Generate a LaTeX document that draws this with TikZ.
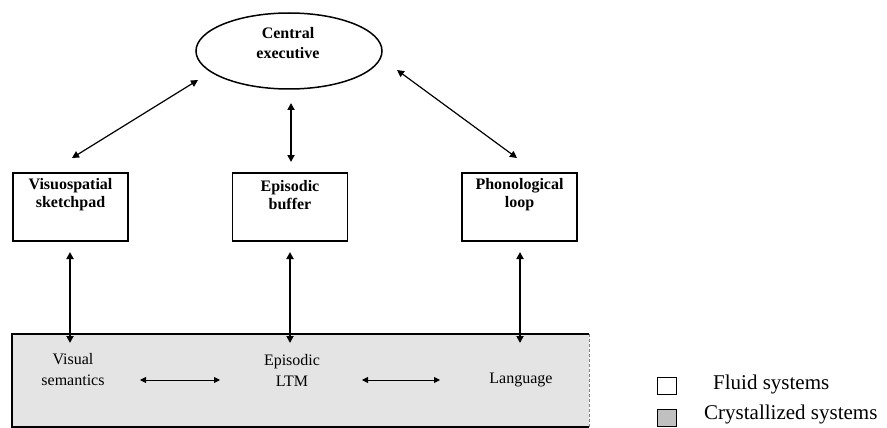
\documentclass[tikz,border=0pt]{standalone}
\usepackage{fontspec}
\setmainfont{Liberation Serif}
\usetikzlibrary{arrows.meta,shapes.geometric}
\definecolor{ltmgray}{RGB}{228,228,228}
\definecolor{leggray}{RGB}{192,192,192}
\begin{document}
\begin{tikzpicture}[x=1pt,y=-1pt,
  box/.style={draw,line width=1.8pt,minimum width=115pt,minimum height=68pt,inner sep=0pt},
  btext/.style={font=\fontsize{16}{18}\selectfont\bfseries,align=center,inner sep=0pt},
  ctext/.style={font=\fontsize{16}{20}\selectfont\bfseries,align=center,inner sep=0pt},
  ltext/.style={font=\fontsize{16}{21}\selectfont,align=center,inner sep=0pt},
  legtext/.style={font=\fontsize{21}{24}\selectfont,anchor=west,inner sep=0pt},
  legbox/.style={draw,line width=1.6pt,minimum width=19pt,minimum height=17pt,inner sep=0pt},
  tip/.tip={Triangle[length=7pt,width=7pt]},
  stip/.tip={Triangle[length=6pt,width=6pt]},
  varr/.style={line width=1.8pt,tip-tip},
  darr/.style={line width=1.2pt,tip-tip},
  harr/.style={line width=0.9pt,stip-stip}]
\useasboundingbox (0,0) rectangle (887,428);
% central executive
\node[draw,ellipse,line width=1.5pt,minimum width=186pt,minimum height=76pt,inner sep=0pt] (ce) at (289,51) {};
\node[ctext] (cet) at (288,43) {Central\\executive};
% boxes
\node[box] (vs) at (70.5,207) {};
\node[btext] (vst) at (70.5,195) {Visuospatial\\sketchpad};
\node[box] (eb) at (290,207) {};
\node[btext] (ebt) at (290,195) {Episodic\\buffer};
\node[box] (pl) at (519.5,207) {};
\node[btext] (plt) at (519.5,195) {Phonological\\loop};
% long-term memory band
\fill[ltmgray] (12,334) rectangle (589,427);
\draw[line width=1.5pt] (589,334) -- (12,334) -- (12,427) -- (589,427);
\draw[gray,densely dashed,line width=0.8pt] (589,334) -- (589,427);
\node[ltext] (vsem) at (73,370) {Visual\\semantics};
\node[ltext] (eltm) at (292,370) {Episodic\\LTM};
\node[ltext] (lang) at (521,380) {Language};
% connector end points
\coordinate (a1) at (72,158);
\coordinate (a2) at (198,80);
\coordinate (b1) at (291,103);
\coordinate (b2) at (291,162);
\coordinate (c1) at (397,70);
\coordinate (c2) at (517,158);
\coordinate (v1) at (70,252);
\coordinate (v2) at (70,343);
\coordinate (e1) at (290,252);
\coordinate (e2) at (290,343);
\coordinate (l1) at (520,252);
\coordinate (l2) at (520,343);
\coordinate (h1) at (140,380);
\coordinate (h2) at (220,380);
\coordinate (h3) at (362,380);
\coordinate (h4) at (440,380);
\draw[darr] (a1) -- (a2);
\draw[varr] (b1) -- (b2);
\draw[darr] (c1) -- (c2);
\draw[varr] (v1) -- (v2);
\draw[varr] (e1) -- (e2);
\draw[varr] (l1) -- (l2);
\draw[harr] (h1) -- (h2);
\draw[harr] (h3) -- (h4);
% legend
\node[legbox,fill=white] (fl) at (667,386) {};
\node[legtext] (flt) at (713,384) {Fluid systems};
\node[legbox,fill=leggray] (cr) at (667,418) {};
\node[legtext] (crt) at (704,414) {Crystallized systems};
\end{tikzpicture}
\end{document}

---+---

#### REQUIRED WORK:
Reproduce each line word for word and drop the pictures.

#### WRITTEN REPLY:
Generate a LaTeX document that draws this with TikZ.
\documentclass[tikz,border=0pt]{standalone}
\usepackage{fontspec}
\setmainfont{Liberation Serif}
\usetikzlibrary{arrows.meta,shapes.geometric}
\definecolor{ltmgray}{RGB}{228,228,228}
\definecolor{leggray}{RGB}{192,192,192}
\begin{document}
\begin{tikzpicture}[x=1pt,y=-1pt,
  box/.style={draw,line width=1.8pt,minimum width=115pt,minimum height=68pt,inner sep=0pt},
  btext/.style={font=\fontsize{16}{18}\selectfont\bfseries,align=center,inner sep=0pt},
  ctext/.style={font=\fontsize{16}{20}\selectfont\bfseries,align=center,inner sep=0pt},
  ltext/.style={font=\fontsize{16}{21}\selectfont,align=center,inner sep=0pt},
  legtext/.style={font=\fontsize{21}{24}\selectfont,anchor=west,inner sep=0pt},
  legbox/.style={draw,line width=1.6pt,minimum width=19pt,minimum height=17pt,inner sep=0pt},
  tip/.tip={Triangle[length=7pt,width=7pt]},
  stip/.tip={Triangle[length=6pt,width=6pt]},
  varr/.style={line width=1.8pt,tip-tip},
  darr/.style={line width=1.2pt,tip-tip},
  harr/.style={line width=0.9pt,stip-stip}]
\useasboundingbox (0,0) rectangle (887,428);
% central executive
\node[draw,ellipse,line width=1.5pt,minimum width=186pt,minimum height=76pt,inner sep=0pt] (ce) at (289,51) {};
\node[ctext] (cet) at (288,43) {Central\\executive};
% boxes
\node[box] (vs) at (70.5,207) {};
\node[btext] (vst) at (70.5,195) {Visuospatial\\sketchpad};
\node[box] (eb) at (290,207) {};
\node[btext] (ebt) at (290,195) {Episodic\\buffer};
\node[box] (pl) at (519.5,207) {};
\node[btext] (plt) at (519.5,195) {Phonological\\loop};
% long-term memory band
\fill[ltmgray] (12,334) rectangle (589,427);
\draw[line width=1.5pt] (589,334) -- (12,334) -- (12,427) -- (589,427);
\draw[gray,densely dashed,line width=0.8pt] (589,334) -- (589,427);
\node[ltext] (vsem) at (73,370) {Visual\\semantics};
\node[ltext] (eltm) at (292,370) {Episodic\\LTM};
\node[ltext] (lang) at (521,380) {Language};
% connector end points
\coordinate (a1) at (72,158);
\coordinate (a2) at (198,80);
\coordinate (b1) at (291,103);
\coordinate (b2) at (291,162);
\coordinate (c1) at (397,70);
\coordinate (c2) at (517,158);
\coordinate (v1) at (70,252);
\coordinate (v2) at (70,343);
\coordinate (e1) at (290,252);
\coordinate (e2) at (290,343);
\coordinate (l1) at (520,252);
\coordinate (l2) at (520,343);
\coordinate (h1) at (140,380);
\coordinate (h2) at (220,380);
\coordinate (h3) at (362,380);
\coordinate (h4) at (440,380);
\draw[darr] (a1) -- (a2);
\draw[varr] (b1) -- (b2);
\draw[darr] (c1) -- (c2);
\draw[varr] (v1) -- (v2);
\draw[varr] (e1) -- (e2);
\draw[varr] (l1) -- (l2);
\draw[harr] (h1) -- (h2);
\draw[harr] (h3) -- (h4);
% legend
\node[legbox,fill=white] (fl) at (667,386) {};
\node[legtext] (flt) at (713,384) {Fluid systems};
\node[legbox,fill=leggray] (cr) at (667,418) {};
\node[legtext] (crt) at (704,414) {Crystallized systems};
\end{tikzpicture}
\end{document}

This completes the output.